Whatever the effect, if any, of simply mailing a copy of the summons and complaint to the husband in Tehran, Iran, it is quite clear that he was not personally served with any process within the jurisdiction of this state, and did not submit himself to the jurisdiction of the court. Such being the case, the lower court was, we think, clearly in error in denying such relief sought by the husband.
“It is a fundamental principle that a judgment affecting personal rights must be founded on service of process, within the territorial jurisdiction of the court on the party to be affected. Accordingly, a valid personal judgment cannot be rendered against a nonresident based on process *475served on him beyond the limits of the state from whose courts the process issued, and such a judgment cannot be authorized constitutionally even by express statute.” 49 C.J.S. Judgments § 24d, p. 56; Pennoyer v. Neff, 95 U. S. 714, 24 L. Ed. 565; Vanderbilt v. Vanderbilt, 354 U. S. 416, 77 S. Ct. 1360, 1 L. Ed. (2d) 1456.
Decisions of this state are in accord with the foregoing. See Dyar v. Georgia Power Co., 173 S. C. 527, 176 S. E. 711 (1934); Murdock v. Murdock, 243 S. C. 218, 133 S. E. (2d) 323 (1963); Tillinghast v.
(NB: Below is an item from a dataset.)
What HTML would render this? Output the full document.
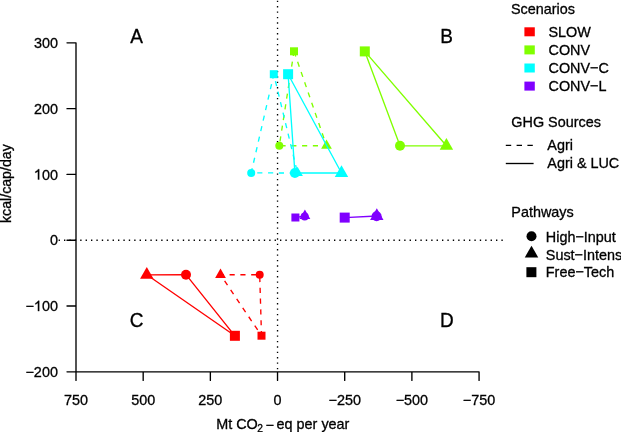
<!DOCTYPE html><html><head><meta charset="utf-8"><style>html,body{margin:0;padding:0;background:#fff;}svg{display:block;will-change:transform;}text{font-family:"Liberation Sans",sans-serif;stroke:#000;stroke-width:0.3px;}</style></head><body>
<svg width="621" height="432" viewBox="0 0 621 432">
<rect width="621" height="432" fill="#fff"/>
<line x1="277.54" y1="0.72" x2="277.54" y2="372" stroke="#000" stroke-width="1.35" stroke-dasharray="1.35 4.05"/>
<line x1="58.6" y1="240.22" x2="503.2" y2="240.22" stroke="#000" stroke-width="1.35" stroke-dasharray="1.35 4.05"/>
<path d="M67 42.85H76V371.8M67 108.64H76M67 174.43H76M67 240.22H76M67 306.01H76M67 371.8H76M76 371.8H479.07M76 371.8V380.4M143.18 371.8V380.4M210.36 371.8V380.4M277.53 371.8V380.4M344.71 371.8V380.4M411.89 371.8V380.4M479.07 371.8V380.4" fill="none" stroke="#000" stroke-width="1.35" stroke-linecap="round" stroke-linejoin="round"/>
<text x="57.9" y="47.95" font-size="14.4" text-anchor="end">300</text>
<text x="57.9" y="113.74" font-size="14.4" text-anchor="end">200</text>
<text x="57.9" y="179.53" font-size="14.4" text-anchor="end"> 00</text>
<path transform="translate(33.87,179.53)" d="M5.35 0H4.05V-8.15C3.3-7.5 2.4-7.0 1.5-6.65V-7.95C2.7-8.5 3.7-9.3 4.3-10.35H5.35Z" fill="#000" stroke="#000" stroke-width="0.3"/>
<text x="57.9" y="245.32" font-size="14.4" text-anchor="end">0</text>
<text x="57.9" y="311.11" font-size="14.4" text-anchor="end">− 00</text>
<path transform="translate(33.87,311.11)" d="M5.35 0H4.05V-8.15C3.3-7.5 2.4-7.0 1.5-6.65V-7.95C2.7-8.5 3.7-9.3 4.3-10.35H5.35Z" fill="#000" stroke="#000" stroke-width="0.3"/>
<text x="57.9" y="376.9" font-size="14.4" text-anchor="end">−200</text>
<text x="76" y="404.7" font-size="14.4" text-anchor="middle">750</text>
<text x="143.18" y="404.7" font-size="14.4" text-anchor="middle">500</text>
<text x="210.36" y="404.7" font-size="14.4" text-anchor="middle">250</text>
<text x="277.53" y="404.7" font-size="14.4" text-anchor="middle">0</text>
<text x="344.71" y="404.7" font-size="14.4" text-anchor="middle">−250</text>
<text x="411.89" y="404.7" font-size="14.4" text-anchor="middle">−500</text>
<text x="479.07" y="404.7" font-size="14.4" text-anchor="middle">−750</text>
<text transform="translate(216.2 428.6) scale(1 1.05)" font-size="14.4">Mt CO</text>
<text x="257.2" y="432.3" font-size="10.2">2</text>
<text x="265.6" y="430.2" font-size="14.4">−</text>
<text transform="translate(276.6 428.6) scale(1 1.05)" font-size="14.4">eq per year</text>
<text transform="translate(11,183.6) rotate(-90) scale(1 1.05)" font-size="14.2" text-anchor="middle">kcal/cap/day</text>
<text transform="translate(136.5 43.2) scale(1 1.05)" font-size="19" text-anchor="middle">A</text>
<text transform="translate(446.6 42.9) scale(1 1.05)" font-size="19" text-anchor="middle">B</text>
<text transform="translate(136.5 327.3) scale(1 1.05)" font-size="19" text-anchor="middle">C</text>
<text transform="translate(446.9 327.3) scale(1 1.05)" font-size="19" text-anchor="middle">D</text>
<path d="M261.5 335.7L259.7 274.7L220.5 274.8Z" fill="none" stroke="#FF0000" stroke-width="1.35" stroke-dasharray="5.15 5.65" stroke-dashoffset="0.4"/>
<rect x="257.5" y="331.7" width="8" height="8" fill="#FF0000"/>
<circle cx="259.7" cy="274.7" r="4" fill="#FF0000"/>
<polygon points="220.5,268.58 225.89,277.91 215.11,277.91" fill="#FF0000"/>
<path d="M234.9 335.8L186 274.7L146.8 274.8Z" fill="none" stroke="#FF0000" stroke-width="1.35" stroke-linejoin="round"/>
<rect x="229.9" y="330.8" width="10" height="10" fill="#FF0000"/>
<circle cx="186" cy="274.7" r="5" fill="#FF0000"/>
<polygon points="146.8,267.02 153.53,278.69 140.07,278.69" fill="#FF0000"/>
<path d="M294 51.3L279.3 145.8L326.5 145.7Z" fill="none" stroke="#80FF00" stroke-width="1.35" stroke-dasharray="5.15 5.65" stroke-dashoffset="0.4"/>
<rect x="290" y="47.3" width="8" height="8" fill="#80FF00"/>
<circle cx="279.3" cy="145.8" r="4" fill="#80FF00"/>
<polygon points="326.5,139.48 331.89,148.81 321.11,148.81" fill="#80FF00"/>
<path d="M364.8 51.4L400 145.8L446.4 145.8Z" fill="none" stroke="#80FF00" stroke-width="1.35" stroke-linejoin="round"/>
<rect x="359.8" y="46.4" width="10" height="10" fill="#80FF00"/>
<circle cx="400" cy="145.8" r="5" fill="#80FF00"/>
<polygon points="446.4,138.02 453.13,149.69 439.67,149.69" fill="#80FF00"/>
<path d="M273.8 74.2L251.2 172.9L297.5 173Z" fill="none" stroke="#00FFFF" stroke-width="1.35" stroke-dasharray="5.15 5.65" stroke-dashoffset="0.7"/>
<rect x="269.8" y="70.2" width="8" height="8" fill="#00FFFF"/>
<circle cx="251.2" cy="172.9" r="4" fill="#00FFFF"/>
<polygon points="297.5,166.78 302.89,176.11 292.11,176.11" fill="#00FFFF"/>
<path d="M288.1 74.2L294.9 173L341.5 173Z" fill="none" stroke="#00FFFF" stroke-width="1.35" stroke-linejoin="round"/>
<rect x="283.1" y="69.2" width="10" height="10" fill="#00FFFF"/>
<circle cx="294.9" cy="173" r="5" fill="#00FFFF"/>
<polygon points="341.5,165.22 348.23,176.89 334.77,176.89" fill="#00FFFF"/>
<path d="M295.4 217.5L304.7 216.4L304.9 215.8Z" fill="none" stroke="#8000FF" stroke-width="1.35" stroke-dasharray="5.15 5.65" stroke-dashoffset="0.4"/>
<rect x="291.4" y="213.5" width="8" height="8" fill="#8000FF"/>
<circle cx="304.7" cy="216.4" r="4" fill="#8000FF"/>
<polygon points="304.9,209.58 310.29,218.91 299.51,218.91" fill="#8000FF"/>
<path d="M344.7 217.6L376.6 216.2L376.8 216Z" fill="none" stroke="#8000FF" stroke-width="1.35" stroke-linejoin="round"/>
<rect x="339.7" y="212.6" width="10" height="10" fill="#8000FF"/>
<circle cx="376.6" cy="216.2" r="5" fill="#8000FF"/>
<polygon points="376.8,208.22 383.53,219.89 370.07,219.89" fill="#8000FF"/>
<text transform="translate(510.9 14.3) scale(1 1.05)" font-size="14.4">Scenarios</text>
<rect x="524.4" y="27.3" width="10.4" height="9" fill="#FF0000"/>
<text transform="translate(548.5 36.9) scale(1 1.05)" font-size="14.4">SLOW</text>
<rect x="524.4" y="45.4" width="10.4" height="9" fill="#80FF00"/>
<text transform="translate(548.5 55) scale(1 1.05)" font-size="14.4">CONV</text>
<rect x="524.4" y="63.5" width="10.4" height="9" fill="#00FFFF"/>
<text transform="translate(548.5 73.1) scale(1 1.05)" font-size="14.4">CONV−C</text>
<rect x="524.4" y="81.6" width="10.4" height="9" fill="#8000FF"/>
<text transform="translate(548.5 91.2) scale(1 1.05)" font-size="14.4">CONV−L</text>
<text transform="translate(511.3 127) scale(1 1.05)" font-size="14.4">GHG Sources</text>
<line x1="505.8" y1="145.3" x2="533.6" y2="145.3" stroke="#000" stroke-width="1.35" stroke-dasharray="5.4 5.4"/>
<line x1="505.8" y1="163.5" x2="533.6" y2="163.5" stroke="#000" stroke-width="1.35"/>
<text transform="translate(547.3 150.1) scale(1 1.05)" font-size="14.4">Agri</text>
<text transform="translate(547.3 168) scale(1 1.05)" font-size="14.4">Agri &amp; LUC</text>
<text transform="translate(511.3 217) scale(1 1.05)" font-size="14.4">Pathways</text>
<circle cx="531.5" cy="236.3" r="5" fill="#000"/>
<polygon points="531.5,245.72 538.23,257.39 524.77,257.39" fill="#000"/>
<rect x="526.4" y="267.2" width="10" height="10" fill="#000"/>
<text transform="translate(545.8 241.6) scale(1 1.05)" font-size="14.4">High−Input</text>
<text transform="translate(545.8 259.5) scale(1 1.05)" font-size="14.4">Sust−Intens</text>
<text transform="translate(545.8 277.2) scale(1 1.05)" font-size="14.4">Free−Tech</text>
</svg></body></html>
Boston & P. R. Lumber Co., 38 S. C. 319, 17 S. E. 31 (1893).
Under the entire weight of authority, a decree awarding simply a divorce, dissolving the marital status of the parties, is a judgment in rem, and for such purpose the jurisdiction of a nonresident may be obtained by constructive service. On the other hand, a divorce decree which grants, in addition to the divorce, alimony, child support and attorney’s fees against a non-resident defendant personally is, to that extent, a judgment in personam, which may not be rendered without jurisdiction of the person of the defendant.
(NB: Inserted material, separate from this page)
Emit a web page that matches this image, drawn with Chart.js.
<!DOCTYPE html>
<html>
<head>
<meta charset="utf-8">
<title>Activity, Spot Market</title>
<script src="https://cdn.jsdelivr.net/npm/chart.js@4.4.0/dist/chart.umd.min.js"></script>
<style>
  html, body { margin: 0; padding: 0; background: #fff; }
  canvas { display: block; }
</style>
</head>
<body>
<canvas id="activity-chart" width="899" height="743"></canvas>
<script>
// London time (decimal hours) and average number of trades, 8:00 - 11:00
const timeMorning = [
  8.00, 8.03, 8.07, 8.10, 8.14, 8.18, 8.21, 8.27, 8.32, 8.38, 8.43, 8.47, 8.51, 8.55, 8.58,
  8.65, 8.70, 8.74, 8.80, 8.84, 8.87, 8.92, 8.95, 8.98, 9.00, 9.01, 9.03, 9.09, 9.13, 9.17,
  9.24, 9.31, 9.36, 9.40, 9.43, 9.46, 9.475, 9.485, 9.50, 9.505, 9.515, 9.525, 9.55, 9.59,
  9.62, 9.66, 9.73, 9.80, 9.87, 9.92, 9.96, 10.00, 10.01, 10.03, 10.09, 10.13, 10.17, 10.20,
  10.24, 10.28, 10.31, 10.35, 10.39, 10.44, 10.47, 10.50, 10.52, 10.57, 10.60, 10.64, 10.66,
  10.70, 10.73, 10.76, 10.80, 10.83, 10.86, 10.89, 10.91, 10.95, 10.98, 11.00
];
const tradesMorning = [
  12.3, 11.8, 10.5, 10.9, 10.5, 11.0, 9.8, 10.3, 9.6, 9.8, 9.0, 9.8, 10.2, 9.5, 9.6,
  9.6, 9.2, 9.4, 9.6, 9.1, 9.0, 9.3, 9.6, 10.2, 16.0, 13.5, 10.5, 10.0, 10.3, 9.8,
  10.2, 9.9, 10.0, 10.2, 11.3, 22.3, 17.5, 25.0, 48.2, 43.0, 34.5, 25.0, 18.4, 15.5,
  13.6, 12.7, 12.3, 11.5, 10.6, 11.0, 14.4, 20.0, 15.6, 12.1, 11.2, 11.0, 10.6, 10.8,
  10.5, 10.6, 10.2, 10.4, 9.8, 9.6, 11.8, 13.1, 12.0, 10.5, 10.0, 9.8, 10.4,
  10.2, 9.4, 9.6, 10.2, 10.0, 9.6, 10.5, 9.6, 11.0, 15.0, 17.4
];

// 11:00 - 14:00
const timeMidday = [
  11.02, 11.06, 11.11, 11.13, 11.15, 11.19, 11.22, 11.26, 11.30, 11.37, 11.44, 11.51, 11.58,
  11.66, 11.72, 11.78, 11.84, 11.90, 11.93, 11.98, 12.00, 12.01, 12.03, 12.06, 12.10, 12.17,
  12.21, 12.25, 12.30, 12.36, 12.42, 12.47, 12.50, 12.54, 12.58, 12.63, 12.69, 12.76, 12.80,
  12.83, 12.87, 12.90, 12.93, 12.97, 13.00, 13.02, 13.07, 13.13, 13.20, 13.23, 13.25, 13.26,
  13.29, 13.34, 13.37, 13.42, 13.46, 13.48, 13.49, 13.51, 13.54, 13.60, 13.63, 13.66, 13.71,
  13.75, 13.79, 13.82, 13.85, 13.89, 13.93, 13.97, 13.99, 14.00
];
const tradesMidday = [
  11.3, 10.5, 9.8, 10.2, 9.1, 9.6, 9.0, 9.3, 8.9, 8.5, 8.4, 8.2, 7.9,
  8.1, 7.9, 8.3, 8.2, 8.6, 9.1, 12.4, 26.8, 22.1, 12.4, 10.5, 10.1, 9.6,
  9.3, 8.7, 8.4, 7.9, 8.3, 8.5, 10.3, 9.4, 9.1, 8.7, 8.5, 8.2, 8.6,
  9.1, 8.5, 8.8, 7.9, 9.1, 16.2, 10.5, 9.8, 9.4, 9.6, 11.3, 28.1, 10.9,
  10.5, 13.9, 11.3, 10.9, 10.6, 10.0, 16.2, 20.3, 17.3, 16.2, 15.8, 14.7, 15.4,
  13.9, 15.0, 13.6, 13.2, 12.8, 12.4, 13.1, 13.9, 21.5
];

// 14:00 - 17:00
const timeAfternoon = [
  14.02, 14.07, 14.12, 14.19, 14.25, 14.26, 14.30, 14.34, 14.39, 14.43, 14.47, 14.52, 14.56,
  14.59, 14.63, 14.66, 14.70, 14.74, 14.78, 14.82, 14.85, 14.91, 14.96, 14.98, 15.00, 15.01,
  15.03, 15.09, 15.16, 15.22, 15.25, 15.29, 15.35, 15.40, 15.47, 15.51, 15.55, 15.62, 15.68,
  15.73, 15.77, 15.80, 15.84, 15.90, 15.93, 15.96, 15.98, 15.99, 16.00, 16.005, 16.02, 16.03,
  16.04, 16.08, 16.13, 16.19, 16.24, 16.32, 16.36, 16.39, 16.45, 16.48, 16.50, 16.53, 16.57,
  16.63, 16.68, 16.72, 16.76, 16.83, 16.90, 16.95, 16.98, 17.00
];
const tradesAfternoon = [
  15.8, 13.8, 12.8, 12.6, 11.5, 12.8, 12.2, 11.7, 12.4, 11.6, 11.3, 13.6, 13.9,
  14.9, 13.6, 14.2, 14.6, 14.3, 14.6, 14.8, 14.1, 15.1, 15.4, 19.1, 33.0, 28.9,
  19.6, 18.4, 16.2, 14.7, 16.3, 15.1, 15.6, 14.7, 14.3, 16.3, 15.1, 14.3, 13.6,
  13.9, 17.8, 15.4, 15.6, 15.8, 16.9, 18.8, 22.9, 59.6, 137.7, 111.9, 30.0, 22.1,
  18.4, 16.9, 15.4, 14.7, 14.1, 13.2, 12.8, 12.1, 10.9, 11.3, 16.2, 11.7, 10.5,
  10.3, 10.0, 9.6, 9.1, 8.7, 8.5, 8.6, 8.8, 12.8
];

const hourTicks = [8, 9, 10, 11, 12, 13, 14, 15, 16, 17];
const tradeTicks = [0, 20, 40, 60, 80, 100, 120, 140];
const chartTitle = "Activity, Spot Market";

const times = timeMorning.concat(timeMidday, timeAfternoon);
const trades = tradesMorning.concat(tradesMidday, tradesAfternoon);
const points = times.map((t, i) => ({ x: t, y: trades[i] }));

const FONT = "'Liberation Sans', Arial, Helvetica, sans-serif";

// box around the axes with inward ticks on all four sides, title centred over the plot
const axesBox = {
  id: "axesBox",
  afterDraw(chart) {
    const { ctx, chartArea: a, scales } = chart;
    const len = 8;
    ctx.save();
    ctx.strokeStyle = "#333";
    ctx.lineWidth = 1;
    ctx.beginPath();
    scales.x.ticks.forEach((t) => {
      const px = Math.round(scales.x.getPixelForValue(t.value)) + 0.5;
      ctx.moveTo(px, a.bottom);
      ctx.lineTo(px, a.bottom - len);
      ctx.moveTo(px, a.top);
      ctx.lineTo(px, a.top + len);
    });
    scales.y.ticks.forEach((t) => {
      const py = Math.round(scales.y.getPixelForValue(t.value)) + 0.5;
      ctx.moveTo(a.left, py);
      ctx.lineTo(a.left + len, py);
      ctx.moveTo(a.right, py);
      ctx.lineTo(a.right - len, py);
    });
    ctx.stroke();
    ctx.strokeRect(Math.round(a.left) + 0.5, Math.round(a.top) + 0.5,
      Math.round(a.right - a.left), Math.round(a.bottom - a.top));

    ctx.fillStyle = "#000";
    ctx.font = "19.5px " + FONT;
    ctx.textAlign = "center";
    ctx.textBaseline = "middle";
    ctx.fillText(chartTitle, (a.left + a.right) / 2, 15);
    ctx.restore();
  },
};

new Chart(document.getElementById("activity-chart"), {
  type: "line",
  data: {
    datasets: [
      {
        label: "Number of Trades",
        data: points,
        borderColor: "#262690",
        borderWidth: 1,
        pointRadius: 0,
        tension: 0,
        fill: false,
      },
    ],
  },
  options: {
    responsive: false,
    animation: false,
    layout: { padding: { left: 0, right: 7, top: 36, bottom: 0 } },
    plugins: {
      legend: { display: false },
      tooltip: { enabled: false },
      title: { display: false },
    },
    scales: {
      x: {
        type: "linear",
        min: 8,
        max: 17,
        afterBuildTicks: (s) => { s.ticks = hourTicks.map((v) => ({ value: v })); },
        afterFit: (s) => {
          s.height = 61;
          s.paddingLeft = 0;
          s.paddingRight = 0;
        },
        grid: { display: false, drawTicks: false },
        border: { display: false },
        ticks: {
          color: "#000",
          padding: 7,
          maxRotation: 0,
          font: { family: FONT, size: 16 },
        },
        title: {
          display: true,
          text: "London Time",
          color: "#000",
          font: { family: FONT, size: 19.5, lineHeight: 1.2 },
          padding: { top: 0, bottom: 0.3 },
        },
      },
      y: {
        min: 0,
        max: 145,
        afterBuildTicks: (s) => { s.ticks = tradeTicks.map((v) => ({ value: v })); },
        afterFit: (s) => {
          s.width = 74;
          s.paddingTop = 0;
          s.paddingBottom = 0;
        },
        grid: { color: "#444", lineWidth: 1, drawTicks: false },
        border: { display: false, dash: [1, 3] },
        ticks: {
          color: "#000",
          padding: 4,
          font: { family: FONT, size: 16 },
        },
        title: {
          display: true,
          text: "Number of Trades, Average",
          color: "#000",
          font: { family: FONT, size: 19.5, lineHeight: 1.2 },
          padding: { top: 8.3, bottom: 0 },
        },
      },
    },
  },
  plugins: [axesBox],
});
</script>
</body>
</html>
“Owing to the fact that an action for divorce is in the nature of a proceeding in rem, under certain circumstances a court may render a valid decree of divorce although it never acquired actual jurisdiction of the person of the defendant. Such jurisdiction, however, although sufficient to support a decree changing the marital status, will not necessarily sustain a judgment for alimony and costs. A decree for the payment of money as alimony or for the payment of costs is void in the absence of actual jurisdiction over the person or property of the one against whom it is awarded.” 24 Am. Jur. (2d) 663, Divorce and Separation, Sec. 542.
“While, under statute, a personal judgment for alimony and costs may properly be entered against a resident defendant who has been served by publication, it is well settled, in accord with the general rules applicable in other *476cases, that a decree for alimony and costs against a nonresident defendant cannot be based upon constructive service except as against property which may be found within the jurisdiction of the court specifically proceeded against in the divorce proceeding, and described in the complaint or petition for divorce. In other words, constructive service in itself, whether made by publication or by actual service of process upon the defendant outside the state, is insufficient to give jurisdiction to render a judgment for alimony against a nonresident which will be binding upon him except as to his property within the jurisdiction.” 24 Am. Jur. (2d) 665, Divorce and Separation, Sec. 544.
“Insofar as the elements of jurisdiction are concerned, there is no difference in principle between orders for the payment of child support and orders for the payment of alimony. While a court may gain jurisdiction to grant a divorce on constructive service, it cannot gain jurisdiction upon such a service which will support a judgment binding the party served personally, at least not if he is a nonresident.” 24 Am. Jur. (2d) 939, Divorce and Separation, Sec. 828.
The principles of law embodied in the foregoing quotations have been recognized and/or applied by this court in the cases of Matheson v. McCormac, 187 S. C. 260, 196 S. E. 883 (1938), 186 S. C. 93, 195 S. E. 122 (1938); and Knight v. Knight, 211 S. C. 25, 43 S. E. (2d) 610 (1947). In each of those cases the property within the state of a nonresident defendant was subjected to the payment of his obligations for alimony and child support, but the court, in each instance, recognized that its jurisdiction was dependent upon the existence of property within the state and that it had no jurisdiction to enter in personam decrees against the absent defendants, in the absence of personal jurisdiction.
That husband has not challenged the provision of the divorce decree granting the wife a divorce and custody of the children, and ordinarily we end our *477opinions after deciding the questions presented on appeal. The record in the instant case requires, however, we think, further comment. All too frequently we have occasion to see records in divorce cases, particularly in default cases, wherein there has been ignored the well established proposition that the state itself is a silent party to all divorce proceedings and that it is the duty of the court to protect the interest of the state therein. This is such a record. There is at least grave doubt that the lower court here acquired jurisdiction, by the service of any process in accordance with the applicable statutes, to grant any relief whatever to the plaintiff wife.
The evidence offered by the wife as to all material facets of the case was quite scanty and at best of doubtful sufficiency, particularly in the light of the separation agreement between the parties, to prove her entitlement to any of the relief which she sought and was granted. See Machado v. Machado, 220 S. C. 90, 66 S. E. (2d) 629 (1951). In the face of such scanty evidence the court did not bother to ask her even a single question and proceeded to grant her precisely what she asked for. Bearing in mind the interest of the state in the proceeding, the record here strongly suggests that this court should, of its own motion, reverse and set aside the entire decree. We refrain from doing so, however, in view of the great length of time which has elapsed since the entry of the original decree and the resultant possibility of an innocent party having acted, in the meantime, in reliance upon the decree as entered.
The order appealed from, however, is for the reasons hereinabove set forth,
Reversed.
Moss, C. J., and Lewis and Brailsford, JJ., concur. Littlejohn, J., concurs in result.